(1) Field of the Invention
The invention relates to a method of fabricating semiconductor structures, and more particularly, to a method of forming passivation openings by reflow of photoresist to eliminate protective tape residue in the manufacture of an integrated circuit device.
(2) Description of the Prior Art
Ultra Large-Scale Integration (ULSI) devices are assembled into integrated circuit packages using a sequence of processes that occur after the circuit wafers have completed the topside processing. This secondary sequence of processes is typically called the assembly process, or the back-end process of the manufacturing plant.
An important step in the assembly process is a step called backside grind. Large diameter wafers, common in modern ULSI technologies, must be made substantially thick to withstand the rigors of the topside, or device side, processing without breaking. However, the completed circuit die often need to be thinner to facilitate heat transfer and to correct for thermal mismatch in the packaged part. In addition, thick wafers place more demands on the dicing process wherein the wafers are sawed into individual chips. It is therefore necessary to reduce the thickness of the wafers after the topside processing is completed.
The backside grinding process is used to thin the wafers. In the backside grinding process, the wafers are first covered with a protective tape. Then the wafers are positioned, topside down, on a grinding chuck. Material is removed from the backside of the wafer using a grinding process.
Referring now to FIG. 1, a top view of an integrated circuit die 10 is shown. This integrated circuit die 10 comprises one of hundreds or thousands of such circuits on an integrated circuit wafer. Note that a series of bonding pads 14 ring the perimeter of the die 10. These bonding pads are openings in the passivation layer that overlies the surface of the die 10. Each bonding pad 14 represents a location where the integrated circuit package will contact the die using, for example, a wire bond.
Referring now to FIG. 2, a cross section of a bonding pad is shown. The semiconductor substrate 20 is shown as a homogeneous layer for simplicity of illustration. However, in practice, the semiconductor substrate 20 would comprise several layers to create the devices of the circuit. A metal layer 24 overlies the semiconductor substrate 20. A passivation layer 28 overlies the metal layer 24 to electrically isolate and protect the metal layer 24 and the semiconductor substrate 20 from the integrated circuit package.
The bonding pad opening is formed in the passivation layer 28 using a conventional photolithographic sequence. A photoresist layer 32 is first deposited overlying the passivation layer 28. The photoresist layer 32 is exposed and developed to thereby expose the passivation layer 28 in the areas overlying the metal layer 24 where the bonding pads are planned. The passivation layer 28 is etched through to form the bonding pads. Sharp edges 36 are formed in the passivation layer 28.

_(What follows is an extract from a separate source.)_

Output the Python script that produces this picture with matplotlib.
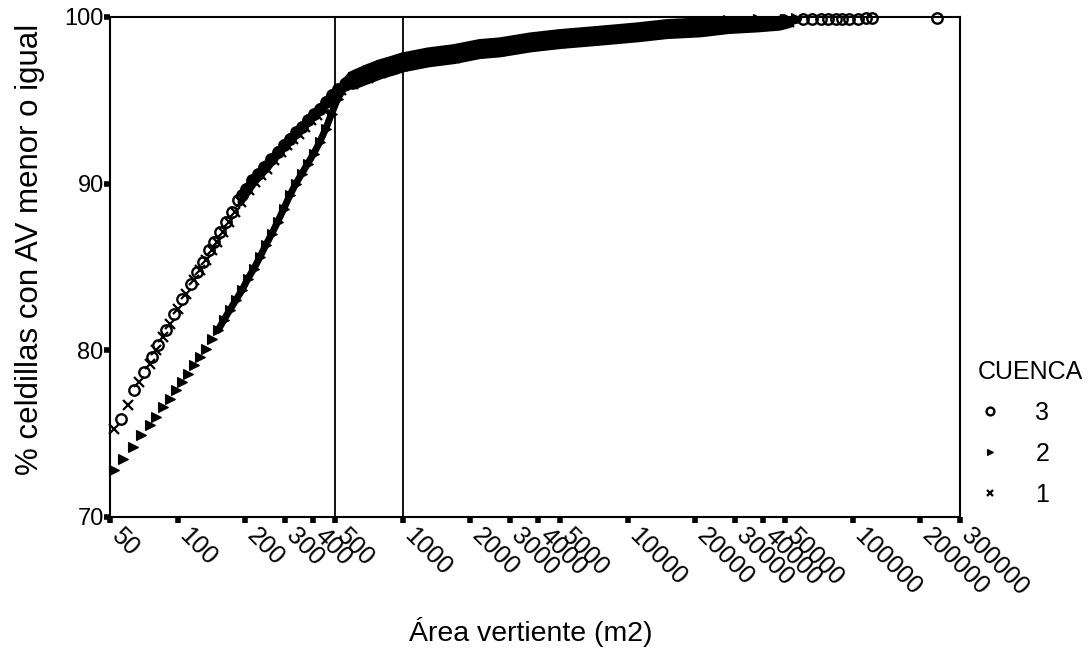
import matplotlib
matplotlib.use("Agg")
import matplotlib.pyplot as plt
import matplotlib.transforms as mtransforms
from matplotlib.ticker import FixedLocator, FixedFormatter, NullLocator
import numpy as np

plt.rcParams["font.family"] = ["Liberation Sans", "DejaVu Sans"]

# ── data (area m2, cumulative %) ─────────────────────────────────────────────
# CUENCA 3 (open circles)
c3_area = [56, 64, 71, 77, 82, 89, 96, 104, 114, 122, 129, 138, 145, 154, 164,
           174, 185, 193, 201, 213, 227, 241, 259, 278, 296, 315, 335, 356, 378,
           402, 428, 455, 483, 514, 558, 618, 698, 797, 902, 1009, 1330, 1717,
           2217, 2718, 3696, 5021, 7550, 11370, 15460, 21000, 28500, 38770,
           49000, 60000, 66000, 72000, 78000, 84000, 90000, 96000, 106000,
           114000, 122000, 237000]
c3_pct = [75.9, 77.6, 78.7, 79.6, 80.3, 81.2, 82.2, 83.1, 84.0, 84.7, 85.3, 86.0,
          86.5, 87.1, 87.7, 88.3, 89.0, 89.3, 89.7, 90.2, 90.6, 91.0, 91.5, 91.9,
          92.3, 92.7, 93.1, 93.4, 93.8, 94.2, 94.5, 94.9, 95.3, 95.7, 96.0, 96.3,
          96.6, 96.9, 97.1, 97.3, 97.6, 97.8, 98.1, 98.2, 98.5, 98.7, 98.9, 99.1,
          99.3, 99.4, 99.6, 99.7, 99.8, 99.85, 99.85, 99.85, 99.88, 99.9, 99.9,
          99.9, 99.9, 99.92, 99.95, 99.95]

# CUENCA 2 (triangles)
c2_area = [52, 57, 63, 69, 75, 80, 86, 92, 98, 104, 111, 118, 125, 133, 142, 151,
           160, 170, 181, 193, 205, 218, 232, 246, 262, 278, 296, 315, 335, 356,
           378, 402, 428, 455, 483, 514, 558, 600, 700, 800, 900, 1000, 1300,
           1700, 2200, 2700, 3700, 5000, 7500, 11000, 15000, 21000, 28000, 38000,
           50000, 56000]
c2_pct = [72.8, 73.5, 74.2, 74.9, 75.5, 76.0, 76.6, 77.1, 77.6, 78.1, 78.6, 79.1,
          79.6, 80.1, 80.7, 81.2, 81.8, 82.4, 83.0, 83.6, 84.3, 84.9, 85.6, 86.3,
          87.0, 87.7, 88.5, 89.3, 90.0, 90.6, 91.2, 91.8, 92.5, 93.3, 94.2, 95.1,
          95.9, 96.4, 96.8, 97.1, 97.3, 97.5, 97.8, 98.0, 98.3, 98.4, 98.7, 98.9,
          99.1, 99.3, 99.5, 99.6, 99.8, 99.85, 99.9, 99.95]

# CUENCA 1 (crosses)
c1_area = [52, 60, 67, 75, 80, 86, 92, 100, 109, 118, 125, 133, 142, 149, 159,
           169, 179, 191, 207, 220, 234, 249, 267, 287, 305, 325, 345, 367, 390,
           415, 441, 469, 498, 530, 600, 700, 800, 900, 1000, 1300, 1700, 2200,
           2700, 3700, 5000, 7500, 11000, 15000, 21000, 28000, 38000, 47000,
           52000]
c1_pct = [75.3, 76.7, 78.1, 79.2, 80.0, 80.8, 81.6, 82.5, 83.4, 84.2, 84.8, 85.4,
          86.0, 86.5, 87.1, 87.7, 88.3, 88.9, 89.6, 90.1, 90.5, 90.9, 91.4, 91.9,
          92.3, 92.7, 93.0, 93.4, 93.8, 94.1, 94.5, 94.9, 95.3, 95.6, 96.0, 96.35,
          96.65, 96.85, 97.05, 97.35, 97.55, 97.85, 97.95, 98.25, 98.45, 98.65,
          98.85, 99.05, 99.15, 99.35, 99.45, 99.55, 99.7]

x_ticks = [50, 100, 200, 300, 400, 500, 1000, 2000, 3000, 4000, 5000, 10000,
           20000, 30000, 40000, 50000, 100000, 200000, 300000]
y_ticks = [70, 80, 90, 100]
ref_lines = [500, 1000]

# markers overlap into a band: thinner core below THICK_FROM, wide beyond
THICK_FROM = 540
BAND_END = 56000

fig = plt.figure(figsize=(10.91, 6.53), dpi=100)
ax = fig.add_axes([0.1008, 0.2083, 0.7792, 0.7657])

for xv in ref_lines:
    ax.axvline(xv, color="black", lw=1.3, zorder=1)

series = [
    ("3", c3_area, c3_pct, 190, dict(marker="o", ms=7.5, mfc="none", mec="black", mew=1.7)),
    ("2", c2_area, c2_pct, 150, dict(marker=">", ms=6.5, mfc="black", mec="black", mew=0.8)),
    ("1", c1_area, c1_pct, 190, dict(marker="x", ms=6.5, mec="black", mew=1.6)),
]
for name, xs, ys, band_from, style in series:
    xs, ys = np.array(xs), np.array(ys)
    thin = (xs >= band_from) & (xs <= THICK_FROM + 30)
    thick = (xs >= THICK_FROM) & (xs <= BAND_END)
    ax.plot(xs[thin], ys[thin], color="black", lw=5, solid_capstyle="round", zorder=2)
    ax.plot(xs[thick], ys[thick], color="black", lw=9, solid_capstyle="round", zorder=2)
    ax.plot(xs, ys, linestyle="none", label=name, zorder=3, clip_on=False, **style)

ax.set_xscale("log")
ax.set_xlim(50, 300000)
ax.set_ylim(70, 100)
ax.xaxis.set_major_locator(FixedLocator(x_ticks))
ax.xaxis.set_major_formatter(FixedFormatter([str(v) for v in x_ticks]))
ax.xaxis.set_minor_locator(NullLocator())
ax.set_yticks(y_ticks)
ax.tick_params(axis="both", direction="out", length=4, width=4, color="black")
ax.tick_params(axis="y", labelsize=17, pad=0.5)
ax.tick_params(axis="x", labelsize=18, pad=7)
shift = mtransforms.ScaledTranslation(0.05, 0.0, fig.dpi_scale_trans)
for lab in ax.get_xticklabels():
    lab.set_rotation(-45)
    lab.set_ha("left")
    lab.set_va("center")
    lab.set_rotation_mode("anchor")
    lab.set_transform(lab.get_transform() + shift)

for sp in ax.spines.values():
    sp.set_linewidth(1.5)

ax.set_ylabel("% celdillas con AV menor o igual", fontsize=22.5)
ax.yaxis.set_label_coords(-0.077, 0.535)
fig.text(0.4867, 0.032, "Área vertiente (m2)", fontsize=20.5, ha="center", va="center")

leg = ax.legend(title="CUENCA", loc="upper left", bbox_to_anchor=(1.021, 0.313),
                frameon=False, fontsize=18, title_fontsize=18, handlelength=1.0,
                handletextpad=1.3, labelspacing=0.67, markerscale=0.75,
                borderpad=0, borderaxespad=0)
leg._legend_box.align = "left"

fig.savefig("out.png", dpi=100)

Referring now to FIG. 3, after the topside processing is complete, the topside of integrated circuit wafer is covered with a protected tape 40 and 44. The protective tape 40 and 44 is typically a laminate material comprising an adhesive film 40 and a tape layer 44. The tape layer 44 protects the wafer from damage during the backside grinding operation.
Referring now to FIG. 4, after the backside grinding operation has thinned the semiconductor substrate 20, the tape layer 44 is removed. A problem in the method of the prior art is then illustrated. The relatively sharp edges of the bonding pad opening can sheer away a portion of the adhesive film and cause an adhesive residue 48 to remain after the protective tape is removed. This adhesive residue 48 can cause wire bonding problems that reduce reliability and product yield.
Referring now to FIG. 5, one prior art solution to this problem is to create a stair step profile 52 on the bonding pad opening. In this method, a two-step etching process is used whereby an undercut of the passivation layer 28 is achieved. However, this method is not effective in preventing tape adhesive residue when the bonding pad number exceeds 35,000. In addition, two etch machines and additional cycle time are required to create the stair-step profile.
Several prior art inventions describe methods to prevent adhesive residue, to form bonding pads, or to reflow photoresist. U.S. Pat. No. 5,731,243 to Peng et al teaches a method to reduce protective tape adhesive contamination. The photoresist layer used to define the bonding pad openings is removed after the pad etch. A special cleaning step is added to remove any residual polymer. The inclusion of the special cleaning step reduces adhesive residue after the protective tape is removed. U.S. Pat. No. 6,060,378 to Rolfson discloses a method to form bonding pads with improved reliability. The passivation layer is etched to create pad openings. U.S. Pat. No. 6,025,275 to Efland et al discloses a method to form thick plated copper interconnects. A photoresist with a reflow step is used between the etch of the bondable metal layer and etch of the seed layer. By reflowing the photoresist layer, the sidewalls of the bondable metal layer are covered and protected from undercutting during the seed layer etch. U.S. Pat. No. 5,063,655 to Lamey et al teaches a method to integrate the driver pulse circuitry and the resistors of an ink jet printer onto the printer head. A photoresist with reflow step is used to create a gradually sloping contact opening. The sloping contact is used to connect the metal layer and the resistor layer and prevents cracking of the metal layer.